The Bosphorus views are fantastic, and there’s an aviary with some pretty goofy peacocks. Also, Dolmabahce has the second largest chandelier in the world (you win again, Dubai).
Turkey and Greece have a lot of similarities food-wise, but there are long-running disputes over who invented what. Turks are proud of their cuisine, and to suggest it’s an imitation can cause hurt feelings (or worse, anger).
The cheese may taste like feta to you, and the liquor like ouzo, but ask your waiter for the Turkish names and try to remember them.
The offering of tea is the traditional Turkish equivalent of “can I add you on Facebook?”
When you’re invited into someone’s home or shop for tea, it means, “I like your company, sit and chat with me for a while.” It’s considered rude to turn down food or drink, so unless you have a plane to catch, pull up a chair.
One of the loveliest traits of Turkish people is their tireless sociability, even through a language barrier.
It’s no longer the flower child hangout of 50 years ago. The name is the same, but on the inside it’s just a tourist-oriented (and tourist-priced) restaurant like any other in the area.
Tarihi Sultanahmet Koftecisi only makes a few dishes, but boy do they make them well.
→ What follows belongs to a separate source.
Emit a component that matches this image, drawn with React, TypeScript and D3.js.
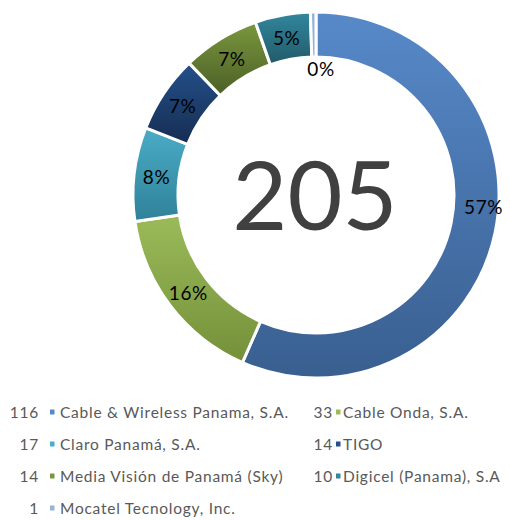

This is Turkish food for Turkish people, well-priced and always packed.
Try kofte, a type of grilled lamb meatball, or fill up on bean salad and lentil soup.
Traffic in Istanbul is plain ol’ slow, especially during rush hour. Give the cabs a miss — buses too.
If your journey is too far to walk, look into Istanbul’s extensive subway, Metrobus, and tram lines. They’re crowded but speedy.
Istanbul street life is one of the subtlest glories of the city — the narrow alleys, laundry hanging overhead, the sudden slopes and hills.
Steep-but-pretty Galata, where many cars fear to tread, is a hub of cool music stores, cafes, and arty residential pockets.
Women queuing at the visitors’ entrance of the Blue Mosque are often seen fretfully wrapping their heads in bazaar-bought pashminas to cover up tightly, headscarf-style.
Here, it’s not necessary for non-worshipers to cover their hair completely. Some guides will tell you it’s not necessary at all.
What’s more important is for your sleeves, neckline, shorts, and skirts to hit a modest length. No tank tops or short shorts, or you’ll be asked to use your new pashmina as a sarong.
Mosques have specific prayer times, but visitors can choose to pray whenever they visit. This means that while the mosque is open for tourists, worship is still taking place.
Try to talk quietly, please don’t use your cellphone, and if you want to snap pictures of people in prayer, at least be discreet about it. Also, be mindful of the separate men’s and women’s sections.
They’re cheap, ubiquitous, and oh so tasty, but you’d be shortchanging yourself by staying in this food rut.
Other common, delicious Turkish foods are saucy iskender kebap, lentil (mercimek) soup, and desserts like rice pudding (sutlac) or sticky ice cream (dondurma). Check out the sweets at a Mado Cafe.
There’s a point-and-choose place on every street in the city. From the window, you’ll see a dozen trays of different foods and a cafeteria-style counter.
These restaurants are inexpensive and fresh. Each dish will cost 2-5 lira, and if you go with a friend or two, you can sample and share the whole menu.
It’s a pretty tour, yes, but a relatively pricey one. The boat has plenty of seating, but the window seats fill up fast.
Your 3-hour stopover on the Asian side provides views of the Black Sea and the ruins of a small pre-Ottoman fortress. That leaves another 2 hours and 30 minutes of touts trying to draw you into their seafood shops.
For a better daytrip, do what the Istanbullians do and hop a ferry to the Prince’s Islands in the Marmara Sea. It’s far cheaper than the Bosphorus cruise but still provides views of Istanbul and its southern waterfronts.
Once on the islands, you can swim, hike, and rent bikes. Buyukada, the last island on the route, is my favorite for its car-free streets and weathered wooden villas ranging from old-world gorgeous to 70s gaudy.